## Task goal
Leave out the pictures and retype only the lines from the opening line to the line that holds "Chart.register(...registerables);", both ends included.

··· Data provided ···

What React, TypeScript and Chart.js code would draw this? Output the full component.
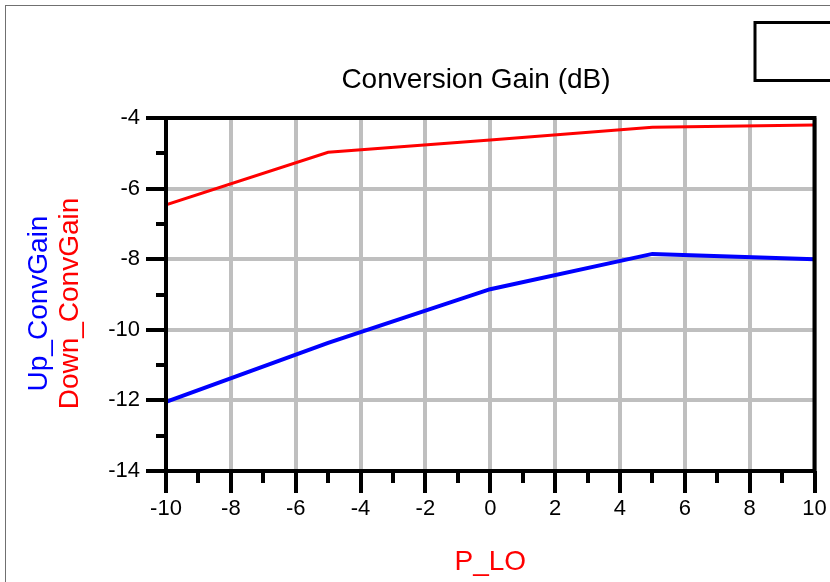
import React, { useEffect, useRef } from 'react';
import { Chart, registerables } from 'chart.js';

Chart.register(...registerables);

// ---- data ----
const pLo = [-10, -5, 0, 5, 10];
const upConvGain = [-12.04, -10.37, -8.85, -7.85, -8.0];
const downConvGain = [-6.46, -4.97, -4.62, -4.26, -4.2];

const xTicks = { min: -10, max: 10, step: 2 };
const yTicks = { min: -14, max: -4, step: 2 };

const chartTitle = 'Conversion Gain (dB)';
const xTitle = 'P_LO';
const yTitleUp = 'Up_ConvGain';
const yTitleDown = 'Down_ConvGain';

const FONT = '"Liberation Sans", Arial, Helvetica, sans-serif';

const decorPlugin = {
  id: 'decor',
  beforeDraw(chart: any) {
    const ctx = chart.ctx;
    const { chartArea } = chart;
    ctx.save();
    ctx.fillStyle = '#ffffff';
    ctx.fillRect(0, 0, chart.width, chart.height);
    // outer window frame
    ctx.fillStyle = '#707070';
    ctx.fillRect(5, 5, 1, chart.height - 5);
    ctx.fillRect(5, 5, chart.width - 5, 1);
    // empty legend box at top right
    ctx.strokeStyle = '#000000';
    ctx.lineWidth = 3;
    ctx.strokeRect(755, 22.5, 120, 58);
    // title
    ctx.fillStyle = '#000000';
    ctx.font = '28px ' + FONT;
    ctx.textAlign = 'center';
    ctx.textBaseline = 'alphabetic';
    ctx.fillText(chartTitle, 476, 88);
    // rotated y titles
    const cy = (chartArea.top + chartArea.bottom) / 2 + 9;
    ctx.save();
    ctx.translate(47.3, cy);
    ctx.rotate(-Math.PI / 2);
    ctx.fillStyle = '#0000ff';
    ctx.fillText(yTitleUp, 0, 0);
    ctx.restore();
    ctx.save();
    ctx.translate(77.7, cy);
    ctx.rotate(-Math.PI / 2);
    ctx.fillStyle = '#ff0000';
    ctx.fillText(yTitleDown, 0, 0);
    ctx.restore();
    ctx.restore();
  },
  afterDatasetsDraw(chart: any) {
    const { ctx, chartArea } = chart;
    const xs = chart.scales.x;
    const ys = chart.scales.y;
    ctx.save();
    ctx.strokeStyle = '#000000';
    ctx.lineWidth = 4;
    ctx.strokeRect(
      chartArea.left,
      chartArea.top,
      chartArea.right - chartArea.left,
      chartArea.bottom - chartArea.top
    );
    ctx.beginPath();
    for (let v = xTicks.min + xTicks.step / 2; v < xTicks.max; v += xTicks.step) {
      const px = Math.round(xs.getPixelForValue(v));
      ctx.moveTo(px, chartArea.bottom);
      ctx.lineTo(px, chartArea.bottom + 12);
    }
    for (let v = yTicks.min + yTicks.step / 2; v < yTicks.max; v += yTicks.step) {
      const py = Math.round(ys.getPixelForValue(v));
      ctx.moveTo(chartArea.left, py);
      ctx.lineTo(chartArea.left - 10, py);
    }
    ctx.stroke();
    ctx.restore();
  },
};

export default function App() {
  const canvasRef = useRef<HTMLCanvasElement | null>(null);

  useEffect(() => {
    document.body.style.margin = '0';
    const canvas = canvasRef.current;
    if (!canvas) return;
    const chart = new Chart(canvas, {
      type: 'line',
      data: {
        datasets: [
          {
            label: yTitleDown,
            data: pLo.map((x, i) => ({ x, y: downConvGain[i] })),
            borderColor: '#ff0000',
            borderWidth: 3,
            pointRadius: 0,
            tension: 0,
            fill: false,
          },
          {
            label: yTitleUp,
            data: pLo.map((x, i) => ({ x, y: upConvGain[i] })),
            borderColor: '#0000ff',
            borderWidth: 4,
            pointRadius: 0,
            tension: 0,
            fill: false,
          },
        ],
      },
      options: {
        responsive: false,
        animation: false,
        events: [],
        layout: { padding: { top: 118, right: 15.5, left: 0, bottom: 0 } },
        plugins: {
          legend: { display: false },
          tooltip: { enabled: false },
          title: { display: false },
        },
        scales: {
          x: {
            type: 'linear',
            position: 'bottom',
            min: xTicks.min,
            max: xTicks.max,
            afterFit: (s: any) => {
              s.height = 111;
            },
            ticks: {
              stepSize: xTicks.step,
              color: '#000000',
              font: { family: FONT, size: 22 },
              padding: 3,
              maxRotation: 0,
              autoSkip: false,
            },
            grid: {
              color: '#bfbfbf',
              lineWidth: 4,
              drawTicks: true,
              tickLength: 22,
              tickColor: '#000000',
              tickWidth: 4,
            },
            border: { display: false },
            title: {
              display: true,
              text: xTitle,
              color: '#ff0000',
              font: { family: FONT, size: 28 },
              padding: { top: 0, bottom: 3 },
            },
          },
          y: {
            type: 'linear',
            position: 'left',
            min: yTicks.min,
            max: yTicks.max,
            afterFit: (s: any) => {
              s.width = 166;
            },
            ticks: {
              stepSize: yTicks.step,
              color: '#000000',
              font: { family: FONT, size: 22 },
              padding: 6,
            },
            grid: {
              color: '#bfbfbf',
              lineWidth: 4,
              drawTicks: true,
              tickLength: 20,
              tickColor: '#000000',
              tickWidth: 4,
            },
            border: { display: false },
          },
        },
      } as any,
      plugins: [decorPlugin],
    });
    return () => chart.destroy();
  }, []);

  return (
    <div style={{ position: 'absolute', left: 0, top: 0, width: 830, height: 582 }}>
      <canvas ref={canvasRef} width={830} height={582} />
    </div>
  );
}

···

## Exercise solution
What React, TypeScript and Chart.js code would draw this? Output the full component.
import React, { useEffect, useRef } from 'react';
import { Chart, registerables } from 'chart.js';

Chart.register(...registerables);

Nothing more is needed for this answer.